Prep Time:10 minutes
Cook time:10 minutes
Serves: in the crusty crab
- 2 tbsp finely chopped onion
- 2 tbsp finely chopped celery
- 4 – 6 tbsp vegetable oil
- 1 tsp thyme
- 1 lb frozen imitation crab meat, (defrosted and finely chopped in a food processor)
- ¾ cup seasoned bread crumbs
- 1 tbsp Dijon mustard
- 2 tbsp mayonnaise (plus 1 cup for dipping sauce)
- 2 eggs, lightly beaten
- salt and pepper (to taste)
- 3 tbsp ketchup (for dipping sauce)
- Sauté the onions and celery in 1 tablespoon of vegetable oil. Add the thyme, lower the heat, and cook until the onions are translucent.
- In a large bowl combine the crabmeat, sautéed onions and celery, bread crumbs, Dijon mustard, mayonnaise, egg, salt and pepper to taste. Stir to combine.
- Shape into rounds by using a small ice cream scoop, then gently pat flat.
- Heat 3 tablespoons of vegetable oil in a large skillet. Working in batches (2 to 3 crab cakes at a time) place the crab cakes in a skillet and cook until golden brown, about 2 minutes per side. You may need to add more oil for the second and third batches.
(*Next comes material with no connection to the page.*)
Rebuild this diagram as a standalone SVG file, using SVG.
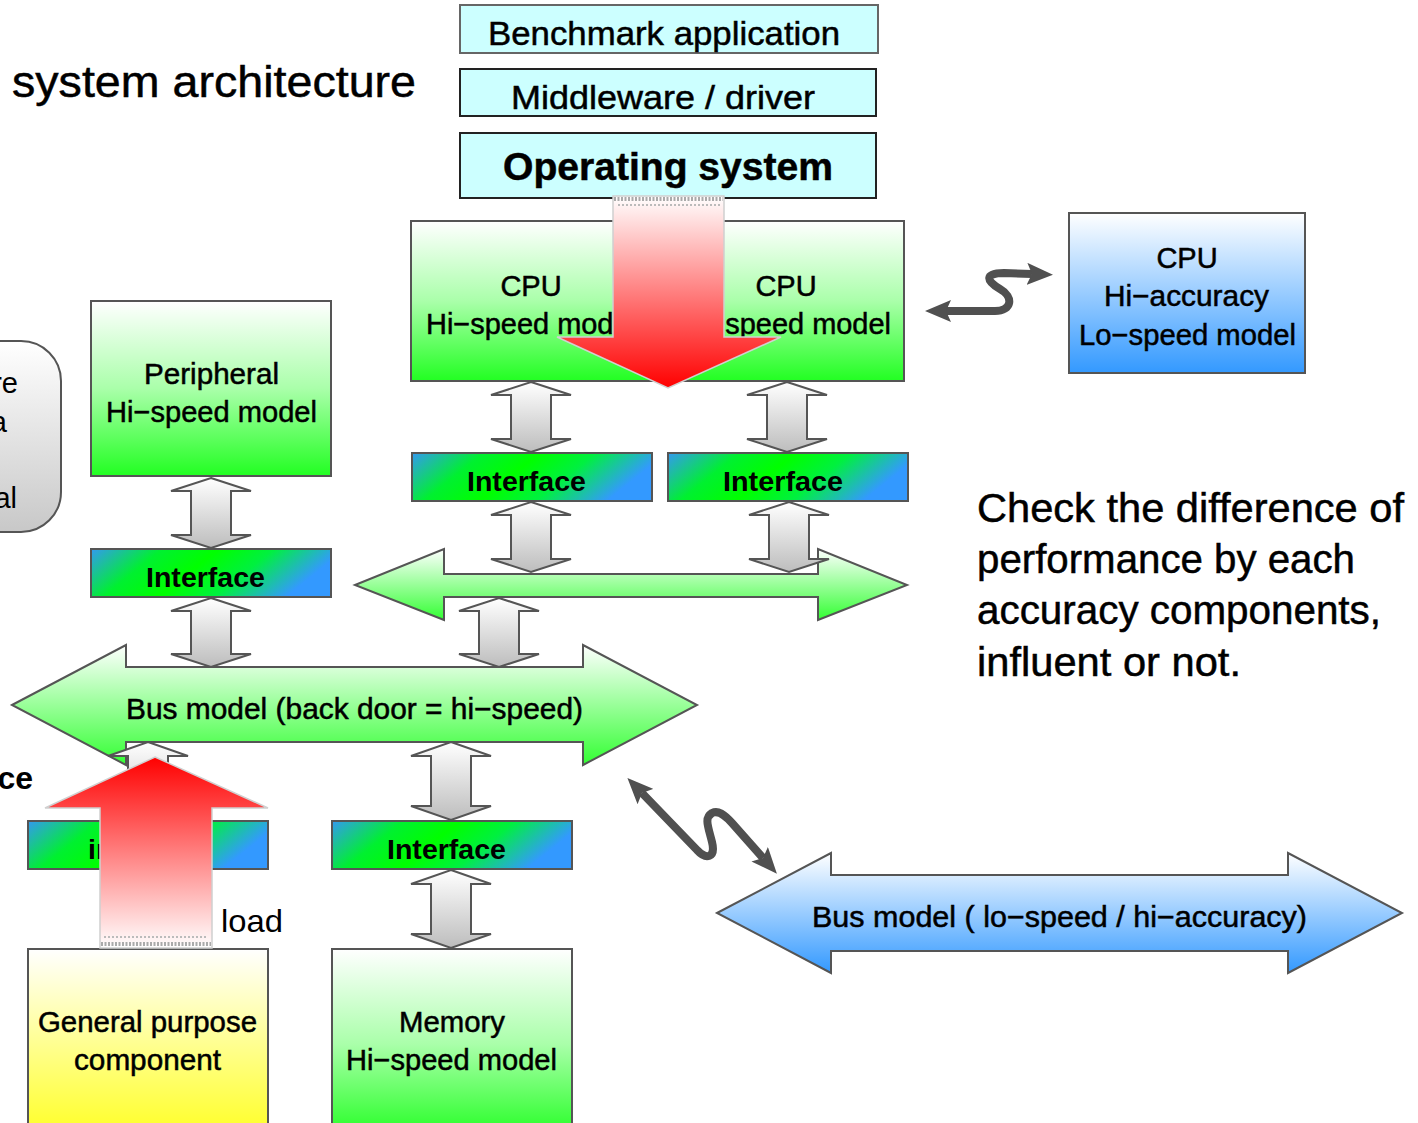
<svg xmlns="http://www.w3.org/2000/svg" width="1418" height="1123" viewBox="0 0 1418 1123">
<defs>
<linearGradient id="gGreen" x1="0" y1="0" x2="0" y2="1"><stop offset="0" stop-color="#ffffff"/><stop offset="0.5" stop-color="#aaffaa"/><stop offset="1" stop-color="#22ff22"/></linearGradient>
<linearGradient id="gBus" x1="0" y1="0" x2="0" y2="1"><stop offset="0" stop-color="#ffffff"/><stop offset="1" stop-color="#33ff33"/></linearGradient>
<linearGradient id="gBlue" x1="0" y1="0" x2="0" y2="1"><stop offset="0" stop-color="#ffffff"/><stop offset="1" stop-color="#3399ff"/></linearGradient>
<linearGradient id="gYellow" x1="0" y1="0" x2="0" y2="1"><stop offset="0" stop-color="#ffffff"/><stop offset="1" stop-color="#ffff22"/></linearGradient>
<linearGradient id="gGray" x1="0" y1="0" x2="0" y2="1"><stop offset="0" stop-color="#ffffff"/><stop offset="1" stop-color="#bdbdbd"/></linearGradient>
<linearGradient id="gRound" x1="0" y1="0" x2="0" y2="1"><stop offset="0" stop-color="#ffffff"/><stop offset="1" stop-color="#c8c8c8"/></linearGradient>
<linearGradient id="gIf" x1="0" y1="0" x2="1" y2="0.25"><stop offset="0" stop-color="#3399f0"/><stop offset="0.28" stop-color="#00f030"/><stop offset="0.5" stop-color="#00ff00"/><stop offset="0.72" stop-color="#00f040"/><stop offset="1" stop-color="#3399ff"/></linearGradient>
<linearGradient id="gRedDown" x1="0" y1="0" x2="0" y2="1"><stop offset="0" stop-color="#ffffff"/><stop offset="1" stop-color="#ff0000"/></linearGradient>
<linearGradient id="gRedUp" x1="0" y1="0" x2="0" y2="1"><stop offset="0" stop-color="#ff0000"/><stop offset="1" stop-color="#ffffff"/></linearGradient>
<marker id="ah" markerUnits="userSpaceOnUse" viewBox="0 0 26 22" markerWidth="26" markerHeight="22" refX="5" refY="11" orient="auto-start-reverse"><path d="M0,0 L26,11 L0,22 L5,11 Z" fill="#505050"/></marker>
<style>
text{font-family:"Liberation Sans",Arial,sans-serif;fill:#000;stroke:#000;stroke-width:0.5px;}
.thin{stroke:none;}
.box{stroke:#555;stroke-width:2;}
.top{fill:#ccffff;stroke:#222;stroke-width:2;}
.lbl{font-size:29px;}
.ifl{font-size:28px;font-weight:bold;stroke:none;}
.garrow{fill:url(#gGray);stroke:#555;stroke-width:2;}
.squig{fill:none;stroke:#505050;stroke-width:8;stroke-linejoin:round;marker-start:url(#ah);marker-end:url(#ah);}
.red{stroke:#d0d0d0;stroke-width:1.5;}
</style>
</defs>
<rect width="1418" height="1123" fill="#ffffff"/>

<text x="12" y="97" font-size="44" textLength="404" lengthAdjust="spacingAndGlyphs">system architecture</text>

<g id="benchmark"><rect class="top" x="460" y="5" width="418" height="48" style="stroke:#666"/><text x="488" y="45" font-size="34" textLength="352" lengthAdjust="spacingAndGlyphs">Benchmark application</text></g>
<g id="middleware"><rect class="top" x="460" y="69" width="416" height="47"/><text x="511" y="109" font-size="34" textLength="304" lengthAdjust="spacingAndGlyphs">Middleware / driver</text></g>
<g id="os"><rect class="top" x="460" y="133" width="416" height="65"/><text x="503" y="180" font-size="39" font-weight="bold" textLength="330" lengthAdjust="spacingAndGlyphs">Operating system</text></g>

<g id="cpu-hispeed"><rect class="box" x="411" y="221" width="493" height="160" fill="url(#gGreen)"/>
<text class="lbl" x="531" y="296" text-anchor="middle">CPU</text>
<text class="lbl" x="426" y="334" textLength="210" lengthAdjust="spacingAndGlyphs">Hi−speed model</text>
<text class="lbl" x="786" y="296" text-anchor="middle">CPU</text>
<text class="lbl" x="681" y="334" textLength="210" lengthAdjust="spacingAndGlyphs">Hi−speed model</text></g>

<g id="cpu-hiaccuracy"><rect class="box" x="1069" y="213" width="236" height="160" fill="url(#gBlue)"/>
<text class="lbl" x="1187" y="268" text-anchor="middle">CPU</text>
<text class="lbl" x="1104" y="306" textLength="165" lengthAdjust="spacingAndGlyphs">Hi−accuracy</text>
<text class="lbl" x="1079" y="345" textLength="217" lengthAdjust="spacingAndGlyphs">Lo−speed model</text></g>

<g id="peripheral"><rect class="box" x="91" y="301" width="240" height="175" fill="url(#gGreen)"/>
<text class="lbl" x="144" y="384" textLength="135" lengthAdjust="spacingAndGlyphs">Peripheral</text>
<text class="lbl" x="106" y="422" textLength="211" lengthAdjust="spacingAndGlyphs">Hi−speed model</text></g>

<g id="left-box"><rect class="box" x="-60" y="341" width="121" height="191" rx="40" fill="url(#gRound)"/>
<text class="lbl thin" x="18" y="393" text-anchor="end">re</text>
<text class="lbl thin" x="7" y="432" text-anchor="end">a</text>
<text class="lbl thin" x="17" y="508" text-anchor="end">al</text></g>

<g id="if-cpu1"><rect class="box" x="412" y="453" width="240" height="48" fill="url(#gIf)"/><text class="ifl" x="467" y="491" textLength="119" lengthAdjust="spacingAndGlyphs">Interface</text></g>
<g id="if-cpu2"><rect class="box" x="668" y="453" width="240" height="48" fill="url(#gIf)"/><text class="ifl" x="723" y="491" textLength="120" lengthAdjust="spacingAndGlyphs">Interface</text></g>
<g id="if-peripheral"><rect class="box" x="91" y="549" width="240" height="48" fill="url(#gIf)"/><text class="ifl" x="146" y="587" textLength="119" lengthAdjust="spacingAndGlyphs">Interface</text></g>
<g id="if-general"><rect class="box" x="28" y="821" width="240" height="48" fill="url(#gIf)"/><text class="ifl" x="88" y="859" textLength="119" lengthAdjust="spacingAndGlyphs">interface</text></g>
<g id="if-memory"><rect class="box" x="332" y="821" width="240" height="48" fill="url(#gIf)"/><text class="ifl" x="387" y="859" textLength="119" lengthAdjust="spacingAndGlyphs">Interface</text></g>

<g id="cpu-bus"><path class="box" fill="url(#gBus)" d="M355,585 L444,549 L444,574 L818,574 L818,549 L907,585 L818,620 L818,597 L444,597 L444,620 Z"/></g>
<g id="bus-hispeed"><path class="box" fill="url(#gBus)" d="M12,705 L126,645 L126,667 L583,667 L583,645 L697,705 L583,765 L583,742 L126,742 L126,765 Z"/>
<text class="lbl" x="126" y="719" font-size="28" textLength="457" lengthAdjust="spacingAndGlyphs">Bus model (back door = hi−speed)</text></g>
<g id="bus-loSpeed"><path class="box" fill="url(#gBlue)" d="M717,913 L831,853 L831,875 L1288,875 L1288,853 L1402,913 L1288,973 L1288,951 L831,951 L831,973 Z"/>
<text class="lbl" x="812" y="927" font-size="28" textLength="495" lengthAdjust="spacingAndGlyphs">Bus model ( lo−speed / hi−accuracy)</text></g>

<g id="general"><rect class="box" x="28" y="949" width="240" height="190" fill="url(#gYellow)"/>
<text class="lbl" x="38" y="1032" textLength="219" lengthAdjust="spacingAndGlyphs">General purpose</text>
<text class="lbl" x="74" y="1070" textLength="147" lengthAdjust="spacingAndGlyphs">component</text></g>
<g id="memory"><rect class="box" x="332" y="949" width="240" height="190" fill="url(#gGreen)"/>
<text class="lbl" x="399" y="1032" textLength="106" lengthAdjust="spacingAndGlyphs">Memory</text>
<text class="lbl" x="346" y="1070" textLength="211" lengthAdjust="spacingAndGlyphs">Hi−speed model</text></g>

<text x="33" y="789" font-size="32" font-weight="bold" text-anchor="end" class="thin">ce</text>
<text x="221" y="932" font-size="32" textLength="62" lengthAdjust="spacingAndGlyphs" class="thin">load</text>

<g id="note" font-size="40">
<text x="977" y="522" textLength="427" lengthAdjust="spacingAndGlyphs">Check the difference of</text>
<text x="977" y="573" textLength="378" lengthAdjust="spacingAndGlyphs">performance by each</text>
<text x="977" y="624" textLength="404" lengthAdjust="spacingAndGlyphs">accuracy components,</text>
<text x="977" y="676" textLength="264" lengthAdjust="spacingAndGlyphs">influent or not.</text>
</g>

<g id="connectors">
<path class="garrow" d="M531,382 L571,395 L551,395 L551,439 L571,439 L531,452 L491,439 L511,439 L511,395 L491,395 Z"/>
<path class="garrow" d="M787,382 L827,395 L807,395 L807,439 L827,439 L787,452 L747,439 L767,439 L767,395 L747,395 Z"/>
<path class="garrow" d="M531,502 L571,515 L551,515 L551,559 L571,559 L531,572 L491,559 L511,559 L511,515 L491,515 Z"/>
<path class="garrow" d="M789,502 L829,515 L809,515 L809,559 L829,559 L789,572 L749,559 L769,559 L769,515 L749,515 Z"/>
<path class="garrow" d="M211,478 L251,491 L231,491 L231,535 L251,535 L211,548 L171,535 L191,535 L191,491 L171,491 Z"/>
<path class="garrow" d="M211,598 L251,611 L231,611 L231,654 L251,654 L211,667 L171,654 L191,654 L191,611 L171,611 Z"/>
<path class="garrow" d="M499,598 L539,611 L519,611 L519,654 L539,654 L499,667 L459,654 L479,654 L479,611 L459,611 Z"/>
<path class="garrow" d="M451,742 L491,756 L471,756 L471,806 L491,806 L451,820 L411,806 L431,806 L431,756 L411,756 Z"/>
<path class="garrow" d="M451,870 L491,884 L471,884 L471,934 L491,934 L451,948 L411,934 L431,934 L431,884 L411,884 Z"/>
<path class="garrow" d="M148,742 L188,756 L168,756 L168,806 L188,806 L148,820 L108,806 L128,806 L128,756 L108,756 Z"/>
<path class="squig" d="M946,311 L995,311 C1012,311 1014,297 1000,289 C986,281 984,273 1004,273 L1032,274"/>
<path class="squig" d="M642,793 L697,850 C706,860 716,858 712,842 C708,826 704,818 712,813 C718,810 724,814 732,823 L763,858"/>
<path class="red" fill="url(#gRedDown)" d="M613,196 L724,196 L724,337 L781,337 L668,388 L557,337 L613,337 Z"/>
<line x1="614" y1="199" x2="723" y2="199" stroke="#aaa" stroke-width="4" stroke-dasharray="2 1.5"/>
<line x1="618" y1="205" x2="722" y2="205" stroke="#bbb" stroke-width="2" stroke-dasharray="2 2"/>
<path class="red" fill="url(#gRedUp)" d="M155,757 L268,808 L212,808 L212,948 L100,948 L100,808 L45,808 Z"/>
<line x1="104" y1="937" x2="208" y2="937" stroke="#bbb" stroke-width="2" stroke-dasharray="2 2"/>
<line x1="101" y1="944" x2="211" y2="944" stroke="#aaa" stroke-width="4" stroke-dasharray="2 1.5"/>
</g>
</svg>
- Preheat the oven to 400°F. Transfer the crab cakes to the baking pan and bake for 10 minutes. The crab cakes can be kept in a warm oven for approximately 30 minutes, or they may be reheated at serving time. Serve with a kid-friendly dipping sauce. Mix 1 cup of mayonnaise with 3 tablespoons of ketchup. Try eating it with bread.